Mercia Eliade, the noted scholar of comparative religion calls that cyclical renewal “Eternal Return,” and aligns it with myths observed world wide. The Christ myth (if my Christian friends will allow me to call it that) is no exception. Nor were the “pagan” Romans far off base in the way they observed the season. Perhaps there is more of the sacred in the secular after all, once we allow for the the alignment of magic and power in how we can match what takes place in the heavens with what happens on earth as the sun makes its annual rounds, whether as scientists or storytellers.
As many cultures do, Navajos deify the sun. They call him Johonaa’ei, “The One Who Rules the Day.” In their creation story he persuades Asdzaan Nadleehe, “The Changing Woman”–who equates with our Mother Earth–to become his noctornal consort so that together they can maintain each round of four seasons, which is why earth and sky remain in harmony, giving us license to celebrate annually.
And what better time for celebration and the restoration of hope with festivals of light, with gift giving and wild celebration, with expressions of good will and acts of generosity? After all, the planet will not freeze or be swallowed in eternal darkness. Life will go on. As for me, I am bemused that we feel compelled to observe the birth of Christ immediately following winter solstice by mounting lights on the highest rooftops and stringing them at street level, by spending wildly, feasting boldly, and drinking with abandon, in accordance with our way of balancing the twin practices of worship and consumerism? For better or worse, or a mixture of both, that’s what our culture is about, isn’t it?
As for me, while my children were young I encouraged them to participate that way, making Santa Clause a secularized saint of generosity. At the same time, I would find enough solitude to watch the sun set come dusk and rise come morning for several days before and after solstice, until I was sure that there was now more daylight. I still do so as my own personal epiphtany.
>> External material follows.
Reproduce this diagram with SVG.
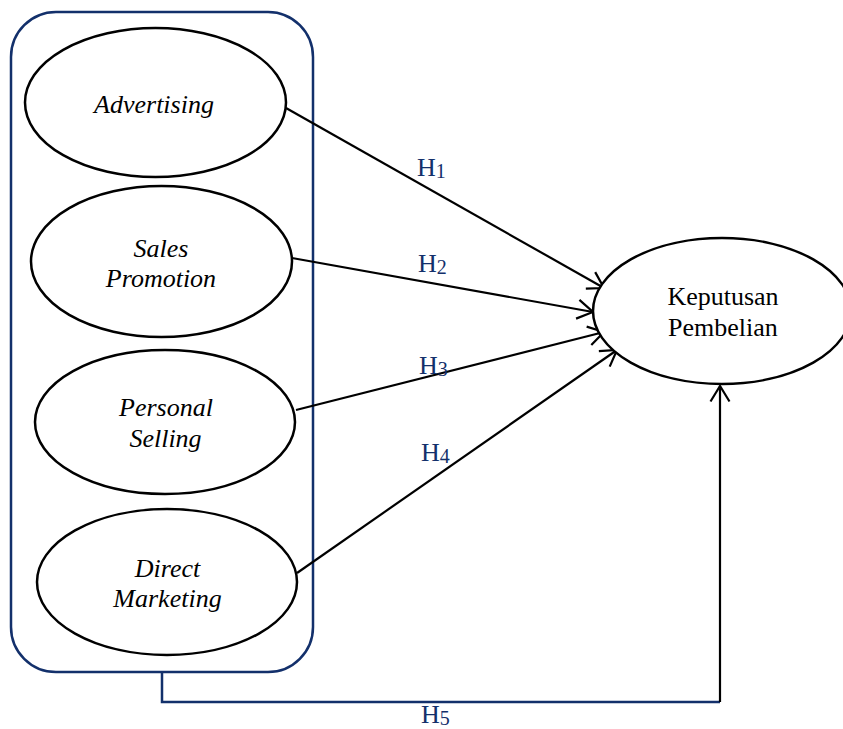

Here’s something else I still do, more easily now that there are no children waking early enough to crawl under the tree . Come morning with its new light, I find a few moments to read once again John Milton great reflective Christmas poem, “On the Morning of Christ’s Nativity.” For he better able than any other poet I know of is able to conflate the birth of Christ with the power of solar movement. That allows me to feel that when I bid others, “Happy Holidays,” I am wishing for them those days to be holy as well.
Thanks, Paul, for reading and commenting. I appreciate the insight, and it’s nice to have another Zolbrod at the site!
I shall now go find that Milton poem…his sonnet on his blindness is probably my favorite poem of all time. I love the last line: “They also serve who only stand and wait.”